Analysts say Trafigura is cashing in on falling LNG prices and reducing its exposure to the downturn in demand for coal. The company plans to invest in other LNG terminals. “We’re interested in having more infrastructure, both in Europe and around the world,” Trafigura head of LNG trading Hadi Hallouche told the Financial Times.

Trafigura may also position Teesside as European gateway for US LNG exports. “Given the growth in volumes globally and the flexibility of US supplies, it is likely that LNG shipped from the US will make up the lion’s share,” Mr Hallouche told the FT.

“LNG infrastructure is coming down in cost, and liquidity in the LNG market is getting deeper, making these kinds of projects possible.”

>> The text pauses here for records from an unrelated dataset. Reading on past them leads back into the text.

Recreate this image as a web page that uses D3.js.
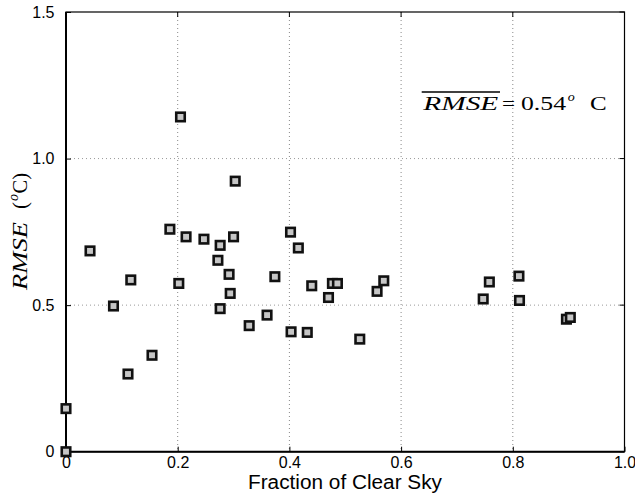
<!DOCTYPE html>
<html>
<head>
<meta charset="utf-8">
<script src="https://cdn.jsdelivr.net/npm/d3@7"></script>
<style>
  html, body { margin: 0; padding: 0; background: #fff; }
  svg { display: block; }
</style>
</head>
<body>
<svg id="chart" width="635" height="494"></svg>
<script>
// ---- data ----
const clearSkyFraction = [0, 0, 0.043, 0.085, 0.116, 0.111, 0.154, 0.186, 0.205, 0.202,
  0.215, 0.247, 0.276, 0.272, 0.292, 0.294, 0.276, 0.300, 0.303, 0.328,
  0.360, 0.374, 0.402, 0.416, 0.403, 0.432, 0.440, 0.470, 0.477, 0.486,
  0.526, 0.557, 0.569, 0.747, 0.758, 0.811, 0.812, 0.896, 0.903];
const rmseValues = [0, 0.147, 0.685, 0.497, 0.586, 0.265, 0.329, 0.759, 1.142, 0.574,
  0.733, 0.725, 0.704, 0.653, 0.605, 0.540, 0.488, 0.733, 0.923, 0.430,
  0.466, 0.597, 0.749, 0.695, 0.409, 0.407, 0.566, 0.526, 0.574, 0.574,
  0.384, 0.547, 0.583, 0.521, 0.579, 0.599, 0.516, 0.452, 0.458];
const xTicks = [0, 0.2, 0.4, 0.6, 0.8, 1.0];
const xTickLabels = ["0", "0.2", "0.4", "0.6", "0.8", "1.0"];
const yTicks = [0, 0.5, 1.0, 1.5];
const yTickLabels = ["0", "0.5", "1.0", "1.5"];
const meanRmseLabel = "0.54";

(function () {
const points = clearSkyFraction.map((x, i) => ({ x, y: rmseValues[i] }));

const svg = d3.select("#chart");
const pL = 66, pR = 624.5, pT = 12, pB = 451.7;
const x = d3.scaleLinear().domain([0, 1]).range([pL, pR]);
const y = d3.scaleLinear().domain([0, 1.5]).range([pB, pT]);

// gridlines
const grid = svg.append("g");
grid.selectAll("line.gx").data(xTicks.slice(1, -1)).join("line")
  .attr("x1", d => x(d)).attr("x2", d => x(d))
  .attr("y1", pT).attr("y2", pB)
  .attr("stroke", "#888").attr("stroke-width", 1).attr("stroke-dasharray", "1,3");
grid.selectAll("line.gy").data(yTicks.slice(1, -1)).join("line")
  .attr("y1", d => y(d)).attr("y2", d => y(d))
  .attr("x1", pL).attr("x2", pR)
  .attr("stroke", "#999").attr("stroke-width", 1).attr("stroke-dasharray", "1,3");

// frame
svg.append("rect").attr("x", pL).attr("y", pT)
  .attr("width", pR - pL).attr("height", pB - pT)
  .attr("fill", "none").attr("stroke", "#000").attr("stroke-width", 1.2);
svg.append("line").attr("x1", pL).attr("x2", pL).attr("y1", pT).attr("y2", pB)
  .attr("stroke", "#000").attr("stroke-width", 2);
svg.append("line").attr("x1", pL).attr("x2", pR).attr("y1", pB).attr("y2", pB)
  .attr("stroke", "#000").attr("stroke-width", 2);

// axes with inward ticks
const font = "'Liberation Sans', Arial, Helvetica, sans-serif";
const xAxis = d3.axisBottom(x).tickValues(xTicks).tickSize(-5).tickPadding(4.5)
  .tickFormat((d, i) => xTickLabels[i]);
const gx = svg.append("g").attr("transform", `translate(0,${pB})`).call(xAxis);
gx.select(".domain").remove();
gx.selectAll("text").attr("font-family", font).attr("font-size", 16).attr("fill", "#000");

const yAxis = d3.axisLeft(y).tickValues(yTicks).tickSize(-5).tickPadding(11.5)
  .tickFormat((d, i) => yTickLabels[i]);
const gy = svg.append("g").attr("transform", `translate(${pL},0)`).call(yAxis);
gy.select(".domain").remove();
gy.selectAll("text").attr("font-family", font).attr("font-size", 16).attr("fill", "#000");

// top and right ticks
svg.append("g").selectAll("line").data(xTicks).join("line")
  .attr("x1", d => x(d)).attr("x2", d => x(d)).attr("y1", pT).attr("y2", pT + 5)
  .attr("stroke", "#000");
svg.append("g").selectAll("line").data(yTicks).join("line")
  .attr("y1", d => y(d)).attr("y2", d => y(d)).attr("x1", pR).attr("x2", pR - 5)
  .attr("stroke", "#000");

// markers
const s = 8.5;
svg.append("g").selectAll("rect").data(points).join("rect")
  .attr("x", d => x(d.x) - s / 2).attr("y", d => y(d.y) - s / 2)
  .attr("width", s).attr("height", s)
  .attr("fill", "#c6c6c6").attr("stroke", "#111").attr("stroke-width", 2.6);

// x title
svg.append("text").attr("x", 248).attr("y", 488.5)
  .attr("font-family", font).attr("font-size", 19.5).attr("fill", "#000")
  .attr("textLength", 194).attr("lengthAdjust", "spacingAndGlyphs")
  .text("Fraction of Clear Sky");

// y title (rotated, reads bottom to top; local x = -page y)
const serif = "'Liberation Serif', 'DejaVu Serif', serif";
const yt = svg.append("g").attr("transform", "translate(26.5,0) rotate(-90)")
  .attr("font-family", serif).attr("fill", "#000");
yt.append("text").attr("x", -290).attr("y", 0).attr("font-size", 21).attr("font-style", "italic")
  .attr("textLength", 68).attr("lengthAdjust", "spacingAndGlyphs").text("RMSE");
yt.append("text").attr("x", -209).attr("y", 0).attr("font-size", 21)
  .attr("textLength", 7).attr("lengthAdjust", "spacingAndGlyphs").text("(");
yt.append("text").attr("x", -201).attr("y", -9).attr("font-size", 14).attr("font-style", "italic")
  .attr("textLength", 7).attr("lengthAdjust", "spacingAndGlyphs").text("o");
yt.append("text").attr("x", -193.5).attr("y", 0).attr("font-size", 21)
  .attr("textLength", 20.5).attr("lengthAdjust", "spacingAndGlyphs").text("C)");

// annotation: mean RMSE
const ann = svg.append("g").attr("font-family", serif).attr("fill", "#000");
ann.append("text").attr("x", 423.3).attr("y", 109.5).attr("font-size", 19.5).attr("font-style", "italic")
  .attr("textLength", 75).attr("lengthAdjust", "spacingAndGlyphs").text("RMSE");
ann.append("line").attr("x1", 421.7).attr("x2", 500).attr("y1", 92).attr("y2", 92)
  .attr("stroke", "#000").attr("stroke-width", 1.4);
ann.append("text").attr("x", 502).attr("y", 109.5).attr("font-size", 19.5)
  .attr("textLength", 13).attr("lengthAdjust", "spacingAndGlyphs").text("=");
ann.append("text").attr("x", 521).attr("y", 109.5).attr("font-size", 19.5)
  .attr("textLength", 45).attr("lengthAdjust", "spacingAndGlyphs").text(meanRmseLabel);
ann.append("text").attr("x", 567.7).attr("y", 100.5).attr("font-size", 13).attr("font-style", "italic")
  .attr("textLength", 7).attr("lengthAdjust", "spacingAndGlyphs").text("o");
ann.append("text").attr("x", 590).attr("y", 109.5).attr("font-size", 19.5)
  .attr("textLength", 16.7).attr("lengthAdjust", "spacingAndGlyphs").text("C");
})();
</script>
</body>
</html>
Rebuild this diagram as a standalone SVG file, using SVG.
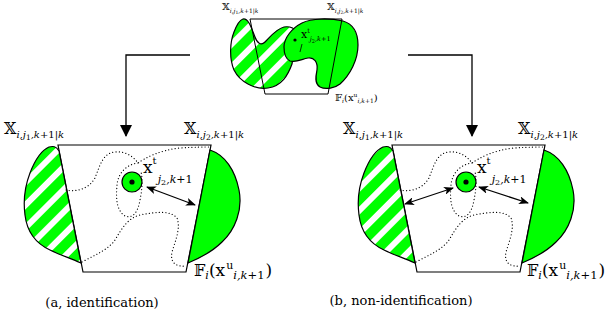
<svg xmlns="http://www.w3.org/2000/svg" width="611" height="325" viewBox="0 0 611 325">
<style>
text{font-family:"DejaVu Serif","Liberation Serif",serif;fill:#000}
.cap{font-size:13px}
.it{font-style:italic}
.edge{fill:none;stroke:#000;stroke-width:1.3}
.trap{fill:#fff;stroke:#000;stroke-width:1.2}
.solid{fill:#00ff00;stroke:#000;stroke-width:1.2}
.hatch{fill:url(#stripes);stroke:#000;stroke-width:1.2}
.dots{fill:none;stroke:#000;stroke-width:1.2;stroke-dasharray:0.1 3.2;stroke-linecap:round}
.dbl{fill:none;stroke:#000;stroke-width:1.3;marker-start:url(#tip);marker-end:url(#tip)}
</style>
<defs>
<pattern id="stripes" patternUnits="userSpaceOnUse" width="16" height="16" patternTransform="rotate(45)">
<rect width="16" height="16" fill="#00ff00"/>
<rect width="6" height="16" fill="#fff"/>
</pattern>
<marker id="tip" markerUnits="userSpaceOnUse" markerWidth="10" markerHeight="8" refX="9" refY="4" orient="auto-start-reverse">
<path d="M0,0 L10,4 L0,8 L2.5,4 Z" fill="#000"/>
</marker>
<marker id="head" markerUnits="userSpaceOnUse" markerWidth="12" markerHeight="12" refX="11" refY="6" orient="auto">
<path d="M0,0 L12,6 L0,12 Z" fill="#000"/>
</marker>
</defs>

<g id="connectors">
<path class="edge" d="M190,55 H126 V136" marker-end="url(#head)"/>
<path class="edge" d="M408,55 H472 V136" marker-end="url(#head)"/>
</g>

<g id="thumbnail">
<path class="hatch" d="M243,19 C249,18 252,30 255,37 C257,43 261,46 265,42 C270,37 276,29 284,27 C290,26 294,28 297,32 L292,64 C288,75 282,86 268,88 C255,90 240,82 234,70 C229,58 230,42 234,32 C237,24 240,20 243,19 Z"/>
<path class="solid" d="M284,47 C284,38 292,28 302,23 C312,18 330,18 343,21 C353,24 358,33 358,45 C358,60 350,75 340,84 C335,88 326,90 320,87 C314,84 316,75 317,70 C318,62 314,57 308,58 C302,59 296,63 290,61 C286,59 284,53 284,47 Z"/>
<polygon points="250,19 342,19 328,94 265,94" fill="none" stroke="#000" stroke-width="1"/>
<circle cx="295" cy="40" r="1.6" fill="#000"/>
<line x1="302" y1="44" x2="300" y2="52" stroke="#000" stroke-width="0.8"/>
<text x="301" y="38"><tspan font-size="11">x</tspan><tspan font-size="6.5" dy="-5">t</tspan><tspan font-size="6.5" dy="8" class="it">j</tspan><tspan font-size="5" dy="1.5">2</tspan><tspan font-size="6.5" dy="-1.5" class="it">,k</tspan><tspan font-size="6.5">+1</tspan></text>
<text x="222" y="10" fill="#333"><tspan font-size="10">𝕏</tspan><tspan font-size="6" dy="2.5" class="it">i,j</tspan><tspan font-size="4.5" dy="1.5">1</tspan><tspan font-size="6" dy="-1.5" class="it">,k</tspan><tspan font-size="6">+1|</tspan><tspan font-size="6" class="it">k</tspan></text>
<text x="327" y="10" fill="#333"><tspan font-size="10">𝕏</tspan><tspan font-size="6" dy="2.5" class="it">i,j</tspan><tspan font-size="4.5" dy="1.5">2</tspan><tspan font-size="6" dy="-1.5" class="it">,k</tspan><tspan font-size="6">+1|</tspan><tspan font-size="6" class="it">k</tspan></text>
<text x="335" y="101" fill="#333"><tspan font-size="10">𝔽</tspan><tspan font-size="6" dy="2" class="it">i</tspan><tspan font-size="10" dy="-2">(x</tspan><tspan font-size="6" dy="-4">u</tspan><tspan font-size="6" dy="6" class="it">i,k</tspan><tspan font-size="6">+1</tspan><tspan font-size="10" dy="-2">)</tspan></text>
</g>

<g id="panel-a">
<polygon class="trap" points="58,145 211,145 186,272 83,272"/>
<path class="hatch" d="M59,151 C56,146 53,146 49,147 C42,150 35,160 30,173 C25,186 23,200 25,215 C27,232 35,243 50,250 C60,255 70,258 81,263 Z"/>
<path class="solid" d="M210,150 C225,155 235,170 239,190 C243,210 235,230 222,242 C212,252 200,258 188,263 Z"/>
<path class="dots" d="M66,190 C75,192 88,190 95,178 C100,165 103,153 115,152 C125,151 133,156 138,163 C145,158 160,150 180,148 C195,147 205,147 211,147"/>
<path class="dots" d="M138,163 C128,164 118,172 117,185 C116,198 116,210 125,216 C133,219 138,212 140,200 C142,190 143,180 141,172"/>
<path class="dots" d="M82,262 C95,255 108,250 115,240 C122,228 128,218 140,215 C155,212 170,210 177,218 C181,228 175,242 172,252 C170,262 175,267 186,266"/>
<circle class="solid" cx="132" cy="182" r="10"/>
<circle cx="132" cy="182" r="2.6" fill="#000"/>
<path class="dbl" d="M147,187 L195,205"/>
<text x="143" y="173"><tspan font-size="17">x</tspan><tspan font-size="10" dy="-9">t</tspan><tspan font-size="11" dy="19" dx="1" class="it">j</tspan><tspan font-size="8" dy="2">2</tspan><tspan font-size="11" dy="-2" class="it">,k</tspan><tspan font-size="11">+1</tspan></text>
<text x="4" y="134"><tspan font-size="16">𝕏</tspan><tspan font-size="10" dy="4" class="it">i,j</tspan><tspan font-size="7.5" dy="2">1</tspan><tspan font-size="10" dy="-2" class="it">,k</tspan><tspan font-size="10">+1|</tspan><tspan font-size="10" class="it">k</tspan></text>
<text x="184" y="134"><tspan font-size="16">𝕏</tspan><tspan font-size="10" dy="4" class="it">i,j</tspan><tspan font-size="7.5" dy="2">2</tspan><tspan font-size="10" dy="-2" class="it">,k</tspan><tspan font-size="10">+1|</tspan><tspan font-size="10" class="it">k</tspan></text>
<text x="194" y="276"><tspan font-size="16">𝔽</tspan><tspan font-size="11" dy="3" class="it">i</tspan><tspan font-size="17" dy="-3">(x</tspan><tspan font-size="11" dy="-7" dx="1">u</tspan><tspan font-size="11.5" dy="10" class="it">i,k</tspan><tspan font-size="11.5">+1</tspan><tspan font-size="17" dy="-3" dx="1">)</tspan></text>
</g>

<g id="panel-b">
<polygon class="trap" points="392,145 545,145 520,272 417,272"/>
<path class="hatch" d="M393,151 C390,146 387,146 383,147 C376,150 369,160 364,173 C359,186 357,200 359,215 C361,232 369,243 384,250 C394,255 404,258 415,263 Z"/>
<path class="solid" d="M544,150 C559,155 569,170 573,190 C577,210 569,230 556,242 C546,252 534,258 522,263 Z"/>
<path class="dots" d="M400,190 C409,192 422,190 429,178 C434,165 437,153 449,152 C459,151 467,156 472,163 C479,158 494,150 514,148 C529,147 539,147 545,147"/>
<path class="dots" d="M472,163 C462,164 452,172 451,185 C450,198 450,210 459,216 C467,219 472,212 474,200 C476,190 477,180 475,172"/>
<path class="dots" d="M416,262 C429,255 442,250 449,240 C456,228 462,218 474,215 C489,212 504,210 511,218 C515,228 509,242 506,252 C504,262 509,267 520,266"/>
<circle class="solid" cx="466" cy="182" r="10"/>
<circle cx="466" cy="182" r="2.6" fill="#000"/>
<path class="dbl" d="M453,188 L405,204"/>
<path class="dbl" d="M479,187 L528,203"/>
<text x="477" y="173"><tspan font-size="17">x</tspan><tspan font-size="10" dy="-9">t</tspan><tspan font-size="11" dy="19" dx="1" class="it">j</tspan><tspan font-size="8" dy="2">2</tspan><tspan font-size="11" dy="-2" class="it">,k</tspan><tspan font-size="11">+1</tspan></text>
<text x="343" y="134"><tspan font-size="16">𝕏</tspan><tspan font-size="10" dy="4" class="it">i,j</tspan><tspan font-size="7.5" dy="2">1</tspan><tspan font-size="10" dy="-2" class="it">,k</tspan><tspan font-size="10">+1|</tspan><tspan font-size="10" class="it">k</tspan></text>
<text x="518" y="134"><tspan font-size="16">𝕏</tspan><tspan font-size="10" dy="4" class="it">i,j</tspan><tspan font-size="7.5" dy="2">2</tspan><tspan font-size="10" dy="-2" class="it">,k</tspan><tspan font-size="10">+1|</tspan><tspan font-size="10" class="it">k</tspan></text>
<text x="527" y="276"><tspan font-size="16">𝔽</tspan><tspan font-size="11" dy="3" class="it">i</tspan><tspan font-size="17" dy="-3">(x</tspan><tspan font-size="11" dy="-7" dx="1">u</tspan><tspan font-size="11.5" dy="10" class="it">i,k</tspan><tspan font-size="11.5">+1</tspan><tspan font-size="17" dy="-3" dx="1">)</tspan></text>
</g>

<g id="caption-a"><text class="cap" x="102" y="307" text-anchor="middle">(a, identification)</text></g>
<g id="caption-b"><text class="cap" x="401" y="305" text-anchor="middle">(b, non-identification)</text></g>
</svg>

US-based Excelerate Energy launched Teesside GasPort in 2007 as the world’s first dockside floating regasification project, receiving gas from a visiting floating storage and regasification unit (FSRU). The site near Middlesbrough delivered natural gas into the UK’s national transmission system, providing access to national balancing-point markets.

Teesside GasPort can handle LNG carriers up to 150,900m³. Excelerate boasted that it brought the project into service within a year of selecting the site and for 10 per cent of the cost of building a land-based LNG terminal. In reality, it received few shipments.

Excelerate closed the site in 2015, saying that the terminal had come “to the end of its commercially viable life”.

The UK’s three established LNG-import terminals – Grain LNG in Kent and South Wales’ South Hook and Dragon LNG terminals – can handle up to 35 million tonnes a year of LNG.

Teesside has long-held LNG ambitions. PD Ports has had talks with Saudi industrial giant Sabic about setting up an LNG-bunkering project in the UK northeast.

Shell has supplied occasional bunkers to LNG-fuelled ethylene carriers Coral Sticho and Coral Star on Teesside, using road tankers. Sabic was said to want to build a dedicated LNG-bunkering jetty for the two 4,700m³ gas carriers that it charters for North Sea ethylene distribution.

LNG World Shipping has invited PD Ports to discuss progress on the Sabic project.